The Ups and Downs of Commodity Trading


    Commodities impact various aspects of our life, shaping prices of everything from food and household items to metals and energy. Trading in this area predates dealing with stock and bonds and was an essential form of business since the ancient times. Today, commodities take many shapes and forms and cater to varying risk and investment profiles. There are some unique advantages and disadvantages you have to weigh, but the problem is that some trading factors are borderline impossible to predict.

    Wide horizon of possibilities

    In the past, average investors used to steer away from commodity market due to steep requirements (time, money, and expertise), but that is no longer the case. Nowadays, commodity trading is a viable option for diversifying the portfolio beyond traditional securities. Even non-professional traders choose to go down this path and engage in transactions of primary and raw materials.

    First off, note that there are many commodity exchanges across the globe. The market can be virtual or physical space, which either features a few different commodities or focus on a single one. Also, commodities fall into the following categories: metals, livestock and meat, energy, and agricultural goods. So, the first thing to do is conduct the research and find a suitable platform for commodity trading.  

    Twists and turns

    Most often, these exchanges are subject to agreed-upon standards that facilitate transactions and the basic principles of supply and demand apply as usual. In general, the patterns are stable and predictable, but spikes in prices and major disruptions in supply are not exactly uncommon. Of course, some commodities have displayed more stability than the others.

    Take the example of precious metals, especially gold. It is a reliable material that has a conveyable value and can even serve as a buffer against inflation and devaluation. Energy trading, on the other hand, is a whole different ballgame. It is more susceptible to upward or downward surges as reactions to volatile global outputs.

    This reminds us that the prices of major commodities always fluctuate in the wake of production changes, economic downturns, ever-shifting demand, and technological advances. Some types of commodities, such as agricultural products, are also affected by unique agents like weather conditions and population growth.

    Futures contracts

    Furthermore, it is crucial to note that you can take multiple routes to the commodity market. One of the most popular ways to do it is via a futures contract. In a nutshell, it is a written agreement, which specifies (ahead of time) an amount and type of commodity that will be sold or bought. Commercial parties, institutional users, and speculators use them for every category of commodity.
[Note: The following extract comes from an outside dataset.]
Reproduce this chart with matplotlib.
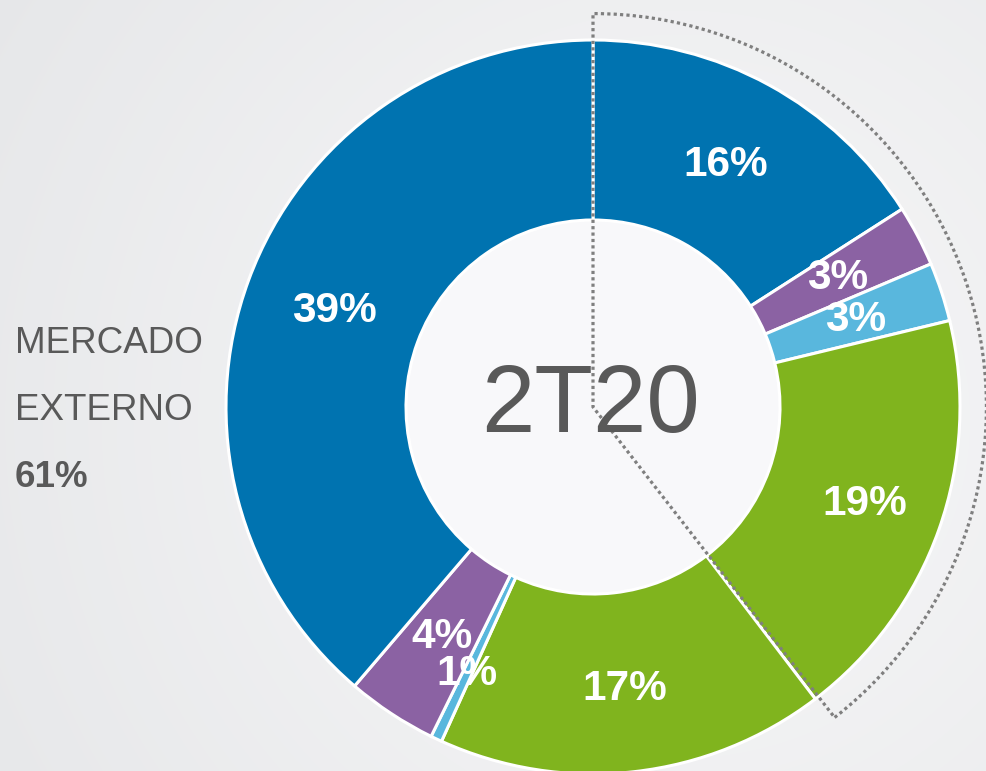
import numpy as np
import matplotlib
matplotlib.use("Agg")
import matplotlib.pyplot as plt
from matplotlib.patches import Circle, Wedge

# ---- data ----
segments = ["Seg1", "Seg2", "Seg3", "Seg4", "Seg5", "Seg6", "Seg7", "Seg8"]
values = [16.0, 2.7, 2.6, 18.5, 17.2, 0.5, 4.0, 38.9]
pct_labels = ["16%", "3%", "3%", "19%", "17%", "1%", "4%", "39%"]
center_label = "2T20"
side_lines = ["MERCADO", "EXTERNO"]
side_value = "61%"
highlight_count = 4  # first four segments enclosed by dotted outline

# ---- style ----
colors = ["#0073b0", "#8b62a3", "#59b7dd", "#80b41e", "#80b41e", "#59b7dd", "#8b62a3", "#0073b0"]
label_rf = [0.752, 0.752, 0.755, 0.787, 0.774, 0.805, 0.75, 0.752]
W, H = 986, 771
cx, cy = 593, 364
R, r_in = 367, 187
font = "Liberation Sans"
gray = "#595959"

fig = plt.figure(figsize=(W / 100, H / 100), dpi=100)

# background radial gradient
axbg = fig.add_axes([0, 0, 1, 1])
yy, xx = np.mgrid[0:H, 0:W]
d = np.clip(np.hypot(xx - 680, yy - 420) / 820.0, 0, 1)
c0 = np.array([0xf8, 0xf8, 0xf9]) / 255
c1 = np.array([0xe6, 0xe7, 0xe9]) / 255
img = c0[None, None, :] * (1 - d[..., None]) + c1[None, None, :] * d[..., None]
axbg.imshow(img, extent=[0, W, 0, H], origin="upper", aspect="auto")
axbg.axis("off")

ax = fig.add_axes([0, 0, 1, 1])
ax.patch.set_alpha(0)

ax.add_patch(Circle((cx, cy), r_in, facecolor="#f8f8fa", edgecolor="white", lw=1.5, zorder=0))

wedges, _ = ax.pie(values, colors=colors, startangle=90, counterclock=False,
                   radius=R, center=(cx, cy),
                   wedgeprops=dict(width=R - r_in, edgecolor="white", linewidth=2.2))

for w, lab, rf in zip(wedges, pct_labels, label_rf):
    mid = np.deg2rad((w.theta1 + w.theta2) / 2)
    ax.text(cx + rf * R * np.cos(mid), cy + rf * R * np.sin(mid), lab,
            ha="center", va="center", color="white", fontsize=30.5,
            fontweight="bold", family=font, zorder=5)

# dotted outline around highlighted segments
t_lo = wedges[highlight_count - 1].theta1
t_hi = wedges[0].theta2
ax.add_patch(Wedge((cx, cy), R * 1.072, t_lo + 0.6, t_hi, fill=False, edgecolor="#7f7f7f",
                   linestyle=(0, (1, 1)), linewidth=2.3, zorder=6))

ax.text(591, 339, center_label, ha="center", va="baseline", fontsize=69,
        color=gray, family=font, zorder=7)

ax.text(15, 418, side_lines[0], ha="left", va="baseline", fontsize=26.5, color=gray, family=font)
ax.text(15, 351, side_lines[1], ha="left", va="baseline", fontsize=26.5, color=gray, family=font)
ax.text(15, 284, side_value, ha="left", va="baseline", fontsize=26.5, color=gray,
        family=font, fontweight="bold")

ax.set_xlim(0, W)
ax.set_ylim(0, H)
ax.set_aspect("auto")
ax.axis("off")

fig.savefig("out.png", dpi=100)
    On the other hand, manufacturers and service providers utilize futures to outline budgeting processes and mitigate cash-flow hiccups. And if you want to take advantage of futures, you will require a brokerage account first. The leverage could bring you big profits. Alas, the downside is that the volatility of markets makes direct investments quite a risky proposition, while the leverage represents a double-edged sword.

    Other alternatives

    If that does not sound too enticing, you can opt for exchange-traded funds (ETFs) and exchange-traded notes (ETNs). Basically, you can capitalize on commodity price fluctuations without the need to invest directly in contracts. They trade much like stocks, which means that there are no redemption and management fees attached. However, the flip side is that there could be the discrepancy between market transactions and underlying ETFs or ETNs.

    Another type of an indirect approach is to invest via mutual funds and index funds. Namely, they do not invest directly in commodities, but rather stocks of companies in commodity-related industries (mining, for instance). And just like stocks, fund shares are affected by multifarious factors other than commodity prices. While the pros of this tactic come in the form of liquidity and diversification, the cons are high management fees and the non-pure play on prices.

    A lot of ground to cover

    There are many commodity investment opportunities out there that are worth considering. Commodity futures are the most direct approach, but that does not mean it is necessarily the safest one. The risk is always high, but so is the reward. Thus, newcomers to the world of commodity trading should tread carefully. There is no crystal ball: You depend solely on your knowledge, due diligence, number-crunching, and analytic skills.